J Dairy Sci. 2021 Mar 5:S0022-0302(21)00266-6. doi: 10.3168/jds.2020-19704. Online ahead of print.


This study aimed to determine the occurrence of methicillin-resistant (MR) non-aureus staphylococci (NAS) on 20 preselected German dairy farms. Farms were selected based on the detection of methicillin-resistant Staphylococcus aureus (MRSA) during previous diagnostic investigations. Bacterial culture of presumptive MR-NAS was based on a 2-step enrichment method that has been recommended for MRSA detection.
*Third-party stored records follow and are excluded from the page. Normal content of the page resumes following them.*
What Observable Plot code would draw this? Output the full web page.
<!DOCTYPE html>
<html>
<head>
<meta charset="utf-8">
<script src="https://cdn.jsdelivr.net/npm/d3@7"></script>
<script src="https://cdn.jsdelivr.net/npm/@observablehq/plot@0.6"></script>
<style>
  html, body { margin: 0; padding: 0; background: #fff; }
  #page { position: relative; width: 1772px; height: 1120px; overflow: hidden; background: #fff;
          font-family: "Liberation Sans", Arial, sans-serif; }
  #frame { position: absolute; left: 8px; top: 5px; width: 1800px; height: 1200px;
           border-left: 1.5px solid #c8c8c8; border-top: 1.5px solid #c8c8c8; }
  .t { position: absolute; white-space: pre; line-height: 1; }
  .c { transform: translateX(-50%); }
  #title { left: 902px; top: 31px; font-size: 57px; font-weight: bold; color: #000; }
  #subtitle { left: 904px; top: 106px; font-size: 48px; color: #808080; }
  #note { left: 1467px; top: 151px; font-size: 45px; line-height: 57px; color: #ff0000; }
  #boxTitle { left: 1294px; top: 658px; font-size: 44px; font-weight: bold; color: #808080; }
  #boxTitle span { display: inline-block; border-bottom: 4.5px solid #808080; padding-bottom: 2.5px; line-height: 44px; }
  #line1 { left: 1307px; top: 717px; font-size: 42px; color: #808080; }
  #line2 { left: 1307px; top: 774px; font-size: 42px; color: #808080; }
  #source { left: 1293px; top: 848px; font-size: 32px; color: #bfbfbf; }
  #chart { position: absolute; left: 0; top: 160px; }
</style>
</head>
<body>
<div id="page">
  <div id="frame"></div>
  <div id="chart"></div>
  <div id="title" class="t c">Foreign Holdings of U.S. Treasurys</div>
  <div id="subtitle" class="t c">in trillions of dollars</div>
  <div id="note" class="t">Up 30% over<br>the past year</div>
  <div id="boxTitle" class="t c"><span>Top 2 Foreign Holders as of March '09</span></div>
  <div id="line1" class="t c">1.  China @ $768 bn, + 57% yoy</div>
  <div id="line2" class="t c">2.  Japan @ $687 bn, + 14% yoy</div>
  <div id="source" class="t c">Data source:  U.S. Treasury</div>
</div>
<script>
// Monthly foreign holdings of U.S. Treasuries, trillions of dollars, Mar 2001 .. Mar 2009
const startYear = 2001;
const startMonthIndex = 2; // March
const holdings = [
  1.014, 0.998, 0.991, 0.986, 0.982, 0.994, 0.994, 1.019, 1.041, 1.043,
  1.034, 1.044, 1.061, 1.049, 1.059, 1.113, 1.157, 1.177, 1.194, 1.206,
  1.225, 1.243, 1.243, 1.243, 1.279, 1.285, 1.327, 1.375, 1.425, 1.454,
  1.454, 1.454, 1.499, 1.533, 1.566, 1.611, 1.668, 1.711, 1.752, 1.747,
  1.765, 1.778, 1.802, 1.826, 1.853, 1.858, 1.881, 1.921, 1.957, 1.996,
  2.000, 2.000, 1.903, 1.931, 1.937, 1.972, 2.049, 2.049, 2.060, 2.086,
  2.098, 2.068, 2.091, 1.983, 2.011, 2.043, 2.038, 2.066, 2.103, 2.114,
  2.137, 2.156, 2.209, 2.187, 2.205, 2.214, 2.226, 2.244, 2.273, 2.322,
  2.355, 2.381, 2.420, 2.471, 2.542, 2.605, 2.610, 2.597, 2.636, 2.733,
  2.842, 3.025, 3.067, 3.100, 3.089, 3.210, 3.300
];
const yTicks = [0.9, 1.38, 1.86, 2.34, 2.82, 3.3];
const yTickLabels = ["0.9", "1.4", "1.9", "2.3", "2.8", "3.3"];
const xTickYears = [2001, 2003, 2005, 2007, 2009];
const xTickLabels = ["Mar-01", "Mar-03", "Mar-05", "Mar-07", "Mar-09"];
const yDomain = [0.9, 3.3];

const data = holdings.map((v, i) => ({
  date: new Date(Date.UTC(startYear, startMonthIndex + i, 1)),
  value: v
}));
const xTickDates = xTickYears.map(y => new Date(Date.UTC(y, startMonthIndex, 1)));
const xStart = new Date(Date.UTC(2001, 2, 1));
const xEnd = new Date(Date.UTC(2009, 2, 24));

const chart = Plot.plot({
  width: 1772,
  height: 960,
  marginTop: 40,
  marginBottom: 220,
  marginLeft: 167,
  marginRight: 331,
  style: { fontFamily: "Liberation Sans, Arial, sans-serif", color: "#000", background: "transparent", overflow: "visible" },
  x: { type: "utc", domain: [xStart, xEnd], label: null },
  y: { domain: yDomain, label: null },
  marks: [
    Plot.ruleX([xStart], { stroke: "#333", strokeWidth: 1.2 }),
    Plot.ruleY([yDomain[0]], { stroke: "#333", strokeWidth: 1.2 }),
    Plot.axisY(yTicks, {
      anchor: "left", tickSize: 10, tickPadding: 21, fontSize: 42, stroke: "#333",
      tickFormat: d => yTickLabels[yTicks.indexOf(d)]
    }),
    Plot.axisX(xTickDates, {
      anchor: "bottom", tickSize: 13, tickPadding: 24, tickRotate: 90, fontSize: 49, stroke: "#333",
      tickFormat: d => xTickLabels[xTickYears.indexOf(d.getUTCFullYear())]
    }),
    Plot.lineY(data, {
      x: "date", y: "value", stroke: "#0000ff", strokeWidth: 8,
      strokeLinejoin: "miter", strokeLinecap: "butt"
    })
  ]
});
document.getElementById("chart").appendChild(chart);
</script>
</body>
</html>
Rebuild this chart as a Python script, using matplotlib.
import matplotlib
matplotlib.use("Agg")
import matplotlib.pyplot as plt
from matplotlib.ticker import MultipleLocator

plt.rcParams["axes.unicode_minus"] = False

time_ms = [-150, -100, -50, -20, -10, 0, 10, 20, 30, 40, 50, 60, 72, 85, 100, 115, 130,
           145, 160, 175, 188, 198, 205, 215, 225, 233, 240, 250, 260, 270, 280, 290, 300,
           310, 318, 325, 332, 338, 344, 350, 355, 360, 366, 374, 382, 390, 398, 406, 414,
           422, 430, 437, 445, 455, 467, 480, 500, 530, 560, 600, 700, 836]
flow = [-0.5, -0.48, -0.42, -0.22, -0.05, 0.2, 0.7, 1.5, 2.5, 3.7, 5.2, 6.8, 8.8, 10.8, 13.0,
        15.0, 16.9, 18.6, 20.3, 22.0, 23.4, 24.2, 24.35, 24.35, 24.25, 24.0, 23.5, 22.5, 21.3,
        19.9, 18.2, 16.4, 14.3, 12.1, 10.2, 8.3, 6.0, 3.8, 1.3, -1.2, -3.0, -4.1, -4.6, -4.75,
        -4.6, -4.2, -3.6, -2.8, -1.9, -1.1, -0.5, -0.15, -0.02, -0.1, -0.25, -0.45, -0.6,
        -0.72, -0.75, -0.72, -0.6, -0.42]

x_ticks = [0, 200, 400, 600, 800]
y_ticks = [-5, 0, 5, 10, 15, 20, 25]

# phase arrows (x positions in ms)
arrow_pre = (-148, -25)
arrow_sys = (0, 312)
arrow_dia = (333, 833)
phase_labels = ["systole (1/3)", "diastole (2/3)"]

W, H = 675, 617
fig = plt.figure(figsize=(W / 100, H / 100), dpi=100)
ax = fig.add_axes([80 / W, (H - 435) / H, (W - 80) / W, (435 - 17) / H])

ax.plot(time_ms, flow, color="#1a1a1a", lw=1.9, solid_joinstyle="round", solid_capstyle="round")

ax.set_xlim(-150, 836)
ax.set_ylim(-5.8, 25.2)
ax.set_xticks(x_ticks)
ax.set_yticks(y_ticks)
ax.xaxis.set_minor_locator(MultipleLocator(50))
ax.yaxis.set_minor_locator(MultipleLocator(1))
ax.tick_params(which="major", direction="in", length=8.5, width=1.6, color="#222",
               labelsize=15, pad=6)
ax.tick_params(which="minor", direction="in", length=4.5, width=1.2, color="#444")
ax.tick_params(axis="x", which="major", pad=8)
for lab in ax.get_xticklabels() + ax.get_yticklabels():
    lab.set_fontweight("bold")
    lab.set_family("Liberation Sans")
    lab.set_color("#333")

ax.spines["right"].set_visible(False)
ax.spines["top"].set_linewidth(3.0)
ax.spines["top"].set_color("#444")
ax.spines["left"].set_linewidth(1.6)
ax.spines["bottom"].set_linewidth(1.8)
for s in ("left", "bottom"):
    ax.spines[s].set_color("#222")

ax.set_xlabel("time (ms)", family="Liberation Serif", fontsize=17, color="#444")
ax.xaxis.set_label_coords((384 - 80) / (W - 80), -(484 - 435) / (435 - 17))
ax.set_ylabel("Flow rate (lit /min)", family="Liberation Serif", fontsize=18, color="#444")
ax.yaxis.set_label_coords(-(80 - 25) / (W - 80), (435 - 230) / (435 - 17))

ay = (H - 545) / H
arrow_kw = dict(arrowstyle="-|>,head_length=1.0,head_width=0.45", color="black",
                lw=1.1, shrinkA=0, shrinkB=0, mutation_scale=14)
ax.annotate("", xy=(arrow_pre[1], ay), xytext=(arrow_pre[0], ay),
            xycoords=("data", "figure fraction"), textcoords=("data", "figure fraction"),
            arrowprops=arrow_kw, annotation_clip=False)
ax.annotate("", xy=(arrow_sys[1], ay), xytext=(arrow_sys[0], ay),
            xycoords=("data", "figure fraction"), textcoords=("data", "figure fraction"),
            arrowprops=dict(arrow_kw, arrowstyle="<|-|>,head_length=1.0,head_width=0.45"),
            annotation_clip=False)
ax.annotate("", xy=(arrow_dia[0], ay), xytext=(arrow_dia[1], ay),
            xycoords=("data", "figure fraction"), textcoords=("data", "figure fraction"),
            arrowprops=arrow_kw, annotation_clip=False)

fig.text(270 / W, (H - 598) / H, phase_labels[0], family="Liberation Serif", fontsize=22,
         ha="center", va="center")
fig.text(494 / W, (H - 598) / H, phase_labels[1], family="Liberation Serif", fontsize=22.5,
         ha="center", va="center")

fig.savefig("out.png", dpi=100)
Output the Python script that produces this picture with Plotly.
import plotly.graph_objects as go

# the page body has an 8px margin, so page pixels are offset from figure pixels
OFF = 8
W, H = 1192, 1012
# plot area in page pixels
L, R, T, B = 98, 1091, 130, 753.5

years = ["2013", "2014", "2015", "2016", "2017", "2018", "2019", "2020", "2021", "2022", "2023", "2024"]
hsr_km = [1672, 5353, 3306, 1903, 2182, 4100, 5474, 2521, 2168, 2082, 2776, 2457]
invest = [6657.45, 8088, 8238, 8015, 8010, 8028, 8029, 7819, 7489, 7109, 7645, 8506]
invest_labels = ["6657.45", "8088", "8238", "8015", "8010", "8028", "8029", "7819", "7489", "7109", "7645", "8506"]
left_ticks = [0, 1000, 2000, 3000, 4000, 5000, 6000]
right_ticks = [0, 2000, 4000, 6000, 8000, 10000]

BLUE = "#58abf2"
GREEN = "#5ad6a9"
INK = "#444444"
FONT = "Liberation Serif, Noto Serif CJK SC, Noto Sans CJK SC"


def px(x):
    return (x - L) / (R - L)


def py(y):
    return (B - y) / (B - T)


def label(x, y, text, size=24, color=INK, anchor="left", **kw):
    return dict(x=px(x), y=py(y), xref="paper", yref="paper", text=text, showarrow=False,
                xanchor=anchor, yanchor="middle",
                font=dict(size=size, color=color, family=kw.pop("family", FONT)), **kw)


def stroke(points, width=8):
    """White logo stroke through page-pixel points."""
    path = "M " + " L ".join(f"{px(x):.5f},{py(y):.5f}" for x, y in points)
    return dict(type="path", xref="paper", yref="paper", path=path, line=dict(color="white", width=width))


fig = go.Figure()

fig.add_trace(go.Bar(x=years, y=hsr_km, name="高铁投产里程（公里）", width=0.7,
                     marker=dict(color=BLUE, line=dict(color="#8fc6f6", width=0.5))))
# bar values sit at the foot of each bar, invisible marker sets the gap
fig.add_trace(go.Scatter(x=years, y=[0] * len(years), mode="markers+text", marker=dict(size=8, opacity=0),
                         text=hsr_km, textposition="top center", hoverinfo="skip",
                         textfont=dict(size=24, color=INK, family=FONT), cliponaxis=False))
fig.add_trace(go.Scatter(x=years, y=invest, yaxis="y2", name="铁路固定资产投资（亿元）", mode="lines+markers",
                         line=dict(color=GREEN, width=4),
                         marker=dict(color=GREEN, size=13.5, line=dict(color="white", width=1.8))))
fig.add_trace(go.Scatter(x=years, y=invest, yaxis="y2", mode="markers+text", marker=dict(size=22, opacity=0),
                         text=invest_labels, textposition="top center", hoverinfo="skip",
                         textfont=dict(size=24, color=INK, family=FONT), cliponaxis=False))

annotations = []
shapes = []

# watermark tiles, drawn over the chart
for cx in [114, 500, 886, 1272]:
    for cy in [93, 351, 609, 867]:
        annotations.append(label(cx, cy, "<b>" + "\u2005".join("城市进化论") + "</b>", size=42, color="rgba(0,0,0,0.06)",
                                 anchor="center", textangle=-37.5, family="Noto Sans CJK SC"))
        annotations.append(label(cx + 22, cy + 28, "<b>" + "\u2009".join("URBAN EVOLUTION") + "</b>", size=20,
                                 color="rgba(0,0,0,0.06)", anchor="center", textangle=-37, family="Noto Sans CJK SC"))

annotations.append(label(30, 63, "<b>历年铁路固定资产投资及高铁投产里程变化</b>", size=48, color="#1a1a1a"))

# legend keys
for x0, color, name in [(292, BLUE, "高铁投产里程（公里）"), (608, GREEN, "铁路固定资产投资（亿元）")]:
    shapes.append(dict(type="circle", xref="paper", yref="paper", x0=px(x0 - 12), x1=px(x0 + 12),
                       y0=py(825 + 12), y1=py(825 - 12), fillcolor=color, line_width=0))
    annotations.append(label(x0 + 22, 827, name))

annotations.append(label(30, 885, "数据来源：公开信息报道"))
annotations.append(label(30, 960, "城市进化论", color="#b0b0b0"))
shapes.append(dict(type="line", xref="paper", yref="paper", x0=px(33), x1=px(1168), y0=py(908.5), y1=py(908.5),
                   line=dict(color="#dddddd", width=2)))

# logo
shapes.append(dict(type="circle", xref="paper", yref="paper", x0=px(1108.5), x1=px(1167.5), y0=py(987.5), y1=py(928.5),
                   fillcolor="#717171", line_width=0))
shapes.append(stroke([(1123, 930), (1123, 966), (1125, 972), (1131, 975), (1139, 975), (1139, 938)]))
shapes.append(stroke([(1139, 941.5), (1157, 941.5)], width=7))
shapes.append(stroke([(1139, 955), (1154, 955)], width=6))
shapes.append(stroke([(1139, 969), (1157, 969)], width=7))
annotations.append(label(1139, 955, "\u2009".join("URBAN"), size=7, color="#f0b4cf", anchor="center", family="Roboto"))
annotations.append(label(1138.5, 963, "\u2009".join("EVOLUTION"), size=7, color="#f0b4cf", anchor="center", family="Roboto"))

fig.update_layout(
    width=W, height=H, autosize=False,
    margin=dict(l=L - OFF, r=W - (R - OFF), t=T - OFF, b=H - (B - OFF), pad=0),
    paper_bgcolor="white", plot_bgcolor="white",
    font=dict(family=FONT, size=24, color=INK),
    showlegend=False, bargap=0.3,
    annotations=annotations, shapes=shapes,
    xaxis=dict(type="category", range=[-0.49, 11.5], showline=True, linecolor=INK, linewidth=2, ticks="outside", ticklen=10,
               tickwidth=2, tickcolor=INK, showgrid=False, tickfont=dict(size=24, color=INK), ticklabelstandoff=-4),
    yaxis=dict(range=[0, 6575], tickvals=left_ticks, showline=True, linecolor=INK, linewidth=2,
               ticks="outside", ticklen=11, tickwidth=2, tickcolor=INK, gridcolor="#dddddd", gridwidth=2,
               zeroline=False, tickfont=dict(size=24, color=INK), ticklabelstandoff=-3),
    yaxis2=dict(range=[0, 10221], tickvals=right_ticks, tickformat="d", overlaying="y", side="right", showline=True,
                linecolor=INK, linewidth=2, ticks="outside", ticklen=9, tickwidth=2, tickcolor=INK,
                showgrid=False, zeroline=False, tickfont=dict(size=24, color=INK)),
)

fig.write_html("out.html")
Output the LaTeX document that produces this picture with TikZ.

Quarter milk samples (QMS), bulk tank milk, swab samples from young stock, and environmental samples were collected for bacterial culture. Methicillin-resistant NAS were detected on all study farms. The MR-NAS positive test rate was 3.3% (77/2,347) in QMS, 42.1% (8/19) in bulk tank milk, 29.1% (59/203) in nasal swabs from milk-fed calves, 18.3% (35/191) in postweaning calves, and 7.3% (14/191) in nasal swabs from prefresh heifers. In the environment, MR-NAS were detected in dust samples on 25% (5/20) of the dairy farms as well as in teat liners and suckers from automatic calf feeders. The geometric mean somatic cell count in QMS affected by MR-NAS (183,000 cells/mL) was slightly higher compared with all QMS (114,000 cells/mL). Nine MR-NAS species were identified; Staph. sciuri, Staph. lentus, Staph. fleurettii, Staph. epidermidis, and Staph. haemolyticus were the most common species. In addition, 170 NAS isolates were identified that showed reduced cefoxitin susceptibility (4 mg/L) but did not harbor the mecA or mecC genes. On some farms, similar mobile genetic elements were detected in MR-NAS and MRSA. It was suggested that resistance genes may be transferred between NAS and Staph. aureus on the respective farms.